Had an odd thing occur yesterday at the Memorial Day picnic.

It was a picnic put on by a group at a church attended by a good friend of mine.  Obviously I’d ridden the bicycle to the event.  Figured I’d kill two birds with one stone.  Attend and get a bit of a ride in.

I’d never met any of the people at the event before.  They were all nice, friendly, gentle people.  (As I would expect most church-going folks to be.)  Since I arrived in full biking gear (biker shorts, clipless pedal shoes, Camelbak “hydration system,” iPhone app for biking), bicycling became the topic of choice as I sat down to drink some delicious sweet tea.

We were all pretty much in the same age group.  It was a “singles” group from the church, so in addition to being at the same point in life, all of us had been through divorces and separations; we all had children who were grown, and children still at home.  I secretly made fun of the “damned Yankees” who ate watermelon with a knife and fork.  (We Rebels just pick up a chunk of melon and start gnawing.) 

Everyone there had some experience in bicycling.  Most were content to ride “periodically,” i.e., a few miles here and there every now and again.  One gent had ridden just that morning about 10 miles and was justifiably proud of his ride.

The most interesting stories came from a guy named Larry.  Back in the 80s he’d gone over to mainland China to ride through that country.  The group he was with had to sign agreements that they’d ship their bicycles over to China.  But when they were done, they could not leave them in country. They had to ship them back to the United States.  They couldn’t just give them to their guides upon their departure.

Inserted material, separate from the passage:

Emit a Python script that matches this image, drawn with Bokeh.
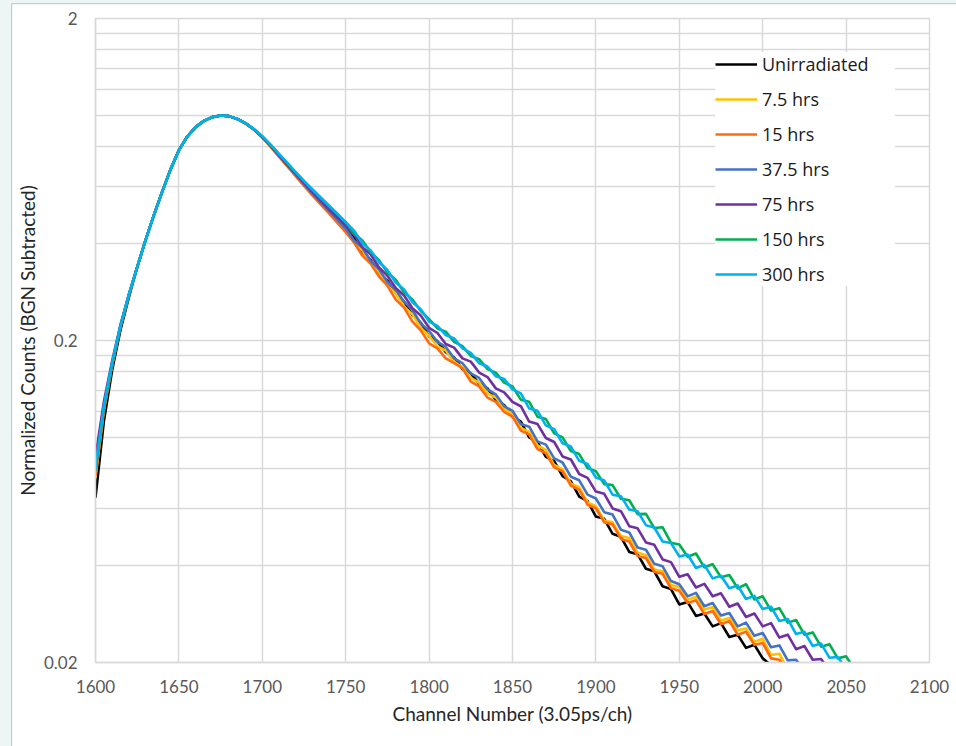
from bokeh.plotting import figure
from bokeh.layouts import column
from bokeh.models import Range1d, FixedTicker, NumeralTickFormatter
from bokeh.embed import file_html
from bokeh.resources import INLINE

# Channel numbers, every 5 channels
channels = [1600, 1605, 1610, 1615, 1620, 1625, 1630, 1635, 1640, 1645,
            1650, 1655, 1660, 1665, 1670, 1675, 1680, 1685, 1690, 1695,
            1700, 1705, 1710, 1715, 1720, 1725, 1730, 1735, 1740, 1745,
            1750, 1755, 1760, 1765, 1770, 1775, 1780, 1785, 1790, 1795,
            1800, 1805, 1810, 1815, 1820, 1825, 1830, 1835, 1840, 1845,
            1850, 1855, 1860, 1865, 1870, 1875, 1880, 1885, 1890, 1895,
            1900, 1905, 1910, 1915, 1920, 1925, 1930, 1935, 1940, 1945,
            1950, 1955, 1960, 1965, 1970, 1975, 1980, 1985, 1990, 1995,
            2000, 2005, 2010, 2015, 2020, 2025, 2030, 2035, 2040, 2045,
            2050, 2055, 2060]

unirradiated = [0.065, 0.112, 0.162, 0.216, 0.272, 0.338, 0.410, 0.490, 0.580, 0.680,
                0.780, 0.860, 0.920, 0.962, 0.988, 1.000, 0.995, 0.975, 0.945, 0.905,
                0.855, 0.803, 0.749, 0.700, 0.654, 0.610, 0.572, 0.536, 0.505, 0.474,
                0.445, 0.416, 0.378, 0.356, 0.325, 0.307, 0.281, 0.264, 0.240, 0.227,
                0.206, 0.199, 0.184, 0.177, 0.163, 0.158, 0.147, 0.142, 0.131, 0.126,
                0.116, 0.112, 0.100, 0.0967, 0.0870, 0.0844, 0.0758, 0.0731, 0.0655, 0.0634,
                0.0568, 0.0559, 0.0502, 0.0491, 0.0441, 0.0434, 0.0391, 0.0384, 0.0345, 0.0338,
                0.0303, 0.0308, 0.0279, 0.0284, 0.0259, 0.0265, 0.0240, 0.0244, 0.0222, 0.0227,
                0.0206, 0.0196, 0.0188]

hrs_7_5 = [0.075, 0.121, 0.168, 0.221, 0.276, 0.338, 0.410, 0.490, 0.580, 0.680,
           0.780, 0.860, 0.920, 0.962, 0.988, 1.000, 0.995, 0.975, 0.945, 0.905,
           0.855, 0.802, 0.748, 0.698, 0.652, 0.608, 0.569, 0.533, 0.500, 0.470,
           0.440, 0.404, 0.381, 0.348, 0.327, 0.297, 0.280, 0.255, 0.241, 0.219,
           0.207, 0.192, 0.186, 0.172, 0.165, 0.153, 0.148, 0.137, 0.133, 0.123,
           0.118, 0.107, 0.104, 0.0944, 0.0914, 0.0821, 0.0796, 0.0718, 0.0700, 0.0628,
           0.0612, 0.0552, 0.0545, 0.0494, 0.0487, 0.0439, 0.0431, 0.0389, 0.0384, 0.0348,
           0.0343, 0.0313, 0.0320, 0.0292, 0.0297, 0.0270, 0.0275, 0.0252, 0.0255, 0.0232,
           0.0237, 0.0211, 0.0213, 0.0190, 0.0188]

hrs_15 = [0.076, 0.122, 0.168, 0.221, 0.276, 0.338, 0.410, 0.490, 0.580, 0.680,
          0.780, 0.860, 0.920, 0.962, 0.988, 1.000, 0.995, 0.975, 0.945, 0.903,
          0.853, 0.799, 0.745, 0.695, 0.648, 0.604, 0.565, 0.529, 0.496, 0.464,
          0.434, 0.403, 0.367, 0.346, 0.316, 0.296, 0.268, 0.253, 0.229, 0.215,
          0.196, 0.189, 0.176, 0.170, 0.164, 0.149, 0.144, 0.133, 0.129, 0.120,
          0.116, 0.105, 0.102, 0.0920, 0.0892, 0.0807, 0.0785, 0.0709, 0.0687, 0.0618,
          0.0602, 0.0545, 0.0537, 0.0484, 0.0475, 0.0428, 0.0422, 0.0382, 0.0377, 0.0340,
          0.0334, 0.0306, 0.0312, 0.0283, 0.0289, 0.0263, 0.0269, 0.0244, 0.0249, 0.0227,
          0.0230, 0.0206, 0.0204, 0.0186, 0.0178]

hrs_37_5 = [0.080, 0.124, 0.170, 0.222, 0.277, 0.338, 0.410, 0.490, 0.580, 0.680,
            0.780, 0.860, 0.920, 0.962, 0.988, 1.000, 0.995, 0.975, 0.945, 0.905,
            0.857, 0.804, 0.750, 0.701, 0.655, 0.612, 0.573, 0.537, 0.505, 0.475,
            0.445, 0.409, 0.388, 0.353, 0.333, 0.304, 0.288, 0.264, 0.249, 0.226,
            0.214, 0.198, 0.191, 0.176, 0.170, 0.158, 0.153, 0.141, 0.136, 0.125,
            0.121, 0.110, 0.108, 0.0972, 0.0950, 0.0861, 0.0836, 0.0755, 0.0736, 0.0664,
            0.0646, 0.0586, 0.0576, 0.0517, 0.0507, 0.0455, 0.0448, 0.0405, 0.0398, 0.0358,
            0.0350, 0.0321, 0.0329, 0.0299, 0.0306, 0.0280, 0.0285, 0.0259, 0.0266, 0.0242,
            0.0247, 0.0223, 0.0226, 0.0203, 0.0204, 0.0188, 0.0180]

hrs_75 = [0.087, 0.129, 0.173, 0.224, 0.278, 0.338, 0.410, 0.490, 0.580, 0.680,
          0.780, 0.860, 0.920, 0.962, 0.988, 1.000, 0.995, 0.975, 0.945, 0.905,
          0.858, 0.806, 0.753, 0.704, 0.659, 0.617, 0.579, 0.544, 0.512, 0.483,
          0.455, 0.427, 0.390, 0.370, 0.337, 0.318, 0.291, 0.276, 0.252, 0.239,
          0.219, 0.211, 0.195, 0.190, 0.176, 0.172, 0.159, 0.154, 0.142, 0.138,
          0.129, 0.125, 0.112, 0.110, 0.0996, 0.0968, 0.0873, 0.0854, 0.0770, 0.0749,
          0.0679, 0.0668, 0.0602, 0.0590, 0.0530, 0.0522, 0.0472, 0.0464, 0.0418, 0.0410,
          0.0369, 0.0376, 0.0342, 0.0351, 0.0321, 0.0328, 0.0298, 0.0305, 0.0277, 0.0284,
          0.0259, 0.0265, 0.0239, 0.0244, 0.0220, 0.0225, 0.0204, 0.0205, 0.0189, 0.0184]

hrs_150 = [0.079, 0.124, 0.170, 0.222, 0.277, 0.338, 0.410, 0.490, 0.580, 0.680,
           0.780, 0.860, 0.920, 0.962, 0.988, 1.000, 0.995, 0.975, 0.945, 0.906,
           0.861, 0.810, 0.758, 0.710, 0.665, 0.624, 0.587, 0.553, 0.522, 0.493,
           0.466, 0.430, 0.409, 0.376, 0.355, 0.325, 0.309, 0.282, 0.268, 0.247,
           0.233, 0.218, 0.213, 0.198, 0.192, 0.179, 0.175, 0.163, 0.159, 0.148,
           0.144, 0.131, 0.129, 0.116, 0.114, 0.103, 0.100, 0.0907, 0.0888, 0.0803,
           0.0785, 0.0716, 0.0711, 0.0645, 0.0638, 0.0578, 0.0579, 0.0523, 0.0526, 0.0471,
           0.0465, 0.0426, 0.0436, 0.0395, 0.0404, 0.0368, 0.0374, 0.0340, 0.0350, 0.0314,
           0.0321, 0.0290, 0.0295, 0.0266, 0.0271, 0.0244, 0.0248, 0.0224, 0.0228, 0.0206,
           0.0209, 0.0191, 0.0183]

hrs_300 = [0.080, 0.125, 0.171, 0.223, 0.278, 0.338, 0.410, 0.490, 0.580, 0.680,
           0.780, 0.860, 0.920, 0.962, 0.988, 1.000, 0.995, 0.975, 0.946, 0.907,
           0.862, 0.812, 0.760, 0.712, 0.667, 0.626, 0.590, 0.556, 0.525, 0.495,
           0.466, 0.439, 0.401, 0.381, 0.350, 0.331, 0.303, 0.288, 0.263, 0.250,
           0.229, 0.222, 0.208, 0.203, 0.189, 0.183, 0.170, 0.166, 0.155, 0.152,
           0.141, 0.137, 0.123, 0.121, 0.109, 0.106, 0.0959, 0.0937, 0.0846, 0.0827,
           0.0751, 0.0735, 0.0664, 0.0657, 0.0597, 0.0590, 0.0534, 0.0525, 0.0475, 0.0470,
           0.0427, 0.0433, 0.0393, 0.0402, 0.0365, 0.0372, 0.0340, 0.0347, 0.0315, 0.0322,
           0.0293, 0.0298, 0.0269, 0.0273, 0.0245, 0.0249, 0.0225, 0.0229, 0.0207, 0.0208,
           0.0191, 0.0183]

series_names = ["Unirradiated", "7.5 hrs", "15 hrs", "37.5 hrs", "75 hrs", "150 hrs", "300 hrs"]
series_values = [unirradiated, hrs_7_5, hrs_15, hrs_37_5, hrs_75, hrs_150, hrs_300]
series_colors = ["#000000", "#FFC000", "#FF6A0D", "#4472C4", "#7030A0", "#00B050", "#00B0F0"]

x_ticks = [1600, 1650, 1700, 1750, 1800, 1850, 1900, 1950, 2000, 2050, 2100]
y_major = [0.02, 0.2, 2]
y_minor = [0.04, 0.06, 0.08, 0.10, 0.12, 0.14, 0.16, 0.18,
           0.4, 0.6, 0.8, 1.0, 1.2, 1.4, 1.6, 1.8]

GRID = "#d9d9d9"
AXIS_FONT = "Lato"

p = figure(width=944, height=742, y_axis_type="log",
           x_range=Range1d(1600, 2100), y_range=Range1d(0.02, 2),
           output_backend="svg", toolbar_location=None,
           min_border_left=81, min_border_right=27, min_border_top=14, min_border_bottom=84,
           margin=(4, 0, 0, 12),
           background_fill_color="white", border_fill_color="white",
           styles={"outline": "1px solid #c9c9c9"})

for name, vals, col in zip(series_names, series_values, series_colors):
    p.line(channels[:len(vals)], vals, line_color=col, line_width=2.6,
           line_join="round", legend_label=name)

p.outline_line_color = GRID
p.outline_line_width = 1.5

p.xaxis.ticker = FixedTicker(ticks=x_ticks)
p.yaxis.ticker = FixedTicker(ticks=y_major, minor_ticks=y_minor)
p.yaxis.formatter = NumeralTickFormatter(format="0.[00]")

for ax in (p.xaxis[0], p.yaxis[0]):
    ax.axis_line_color = GRID
    ax.axis_line_width = 1.5
    ax.major_tick_line_color = None
    ax.minor_tick_line_color = None
    ax.major_tick_out = 0
    ax.major_tick_in = 0
    ax.minor_tick_out = 0
    ax.major_label_text_font = AXIS_FONT
    ax.major_label_text_font_size = "17px"
    ax.major_label_text_color = "#595959"
    ax.axis_label_text_font = AXIS_FONT
    ax.axis_label_text_font_size = "19px"
    ax.axis_label_text_font_style = "normal"
    ax.axis_label_text_color = "#262626"

p.xaxis.axis_label = "Channel Number (3.05ps/ch)"
p.yaxis.axis_label = "Normalized Counts (BGN Subtracted)"
p.xaxis.major_label_standoff = 17
p.xaxis.axis_label_standoff = 6
p.yaxis.major_label_standoff = 18
p.yaxis.axis_label_standoff = 2

p.xgrid.grid_line_color = GRID
p.xgrid.grid_line_width = 1.5
p.ygrid.grid_line_color = GRID
p.ygrid.grid_line_width = 1.5
p.ygrid.minor_grid_line_color = GRID
p.ygrid.minor_grid_line_width = 1.5

lg = p.legend[0]
lg.location = "top_right"
lg.margin = 34
lg.padding = 15
lg.spacing = 11
lg.label_height = 24
lg.glyph_height = 24
lg.glyph_width = 42
lg.label_width = 133
lg.label_standoff = 5
lg.label_text_font = "Open Sans"
lg.label_text_font_size = "18px"
lg.label_text_color = "#1a1a1a"
lg.border_line_color = None
lg.background_fill_color = "white"
lg.background_fill_alpha = 1.0

layout = column(p, styles={"background-color": "#eef5f5"})

open("out.html", "w").write(file_html(layout, INLINE))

The guides were, of course, provided by the government.  The bike tourists weren’t allowed anywhere without the guides.  They also couldn’t deviate from the “approved” routes the government had set up for them.

Larry said when they’d ride into a new village, the people there would come up to them and just stare. The bikers were all in bright bicycling colors.  (Sometimes the color combinations bicyclists wear would put pimps to shame.  Well, pimps and golfers.  Ok, maybe not golfers.)  The locals were all in black.  And, of course, those round eyed folks just flat looked different, too.  Larry said that was the strangest part of the tour — the feeling like you were a strange creature who’d arrived from another planet.

All of them seemed to be very interested in my “giving it all up” to ride across country for years.  Truth be told, I guess I expect that reaction from people in their late 40s, early 50s.  Not so much that everyone in that age group wants to ride a bicycle thousands of miles.  But that most of us wouldn’t mind an . . . escape.  A chance to . . . “do something different.”

I don’t think most people are miserable or even slightly unhappy with their lives.  But there’s something to be said about taking off an a “grand adventure.”  Starting a new chapter.  Exploring new things, new people.

As the picnic reached its end, I got ready to head back to the house.  The topic subjects had gone on from bicycling.  Multiple games of cornhole had been played.  I drank my last cup of sweet tea and mounted my Camelbak for the return ride.  That’s when all of the folks who’d been talking about bicycling formed a semi-circle around me to . . . well, talk about biking some more.  There was a keen interest in the bicycle itself.  The men all wanted to pick it, see how light it was.  There was very specific questions about the number of gears, the brakes, how to shift the gears, how difficult it was to ride in wind / rain / uphill.  Questions about the seat.  Rather, how tiny the seat was and how hard it was.

That’s something I rarely experience.  All my friends and family pretty much know I’m nuts and they just accept it.  But to strangers, I’m doing something familiar (nearly everyone’s ridden a bicycle) and completely foreign (almost no one plans to store everything and ride across an entire continent) at the same time.

The stories I’ve read of people who’ve gone great distances on bicycles all say pretty much the same thing:  people are friendly and interested in the journey of the bicyclist.  I guess I’m looking forward to meeting those people and telling some stories.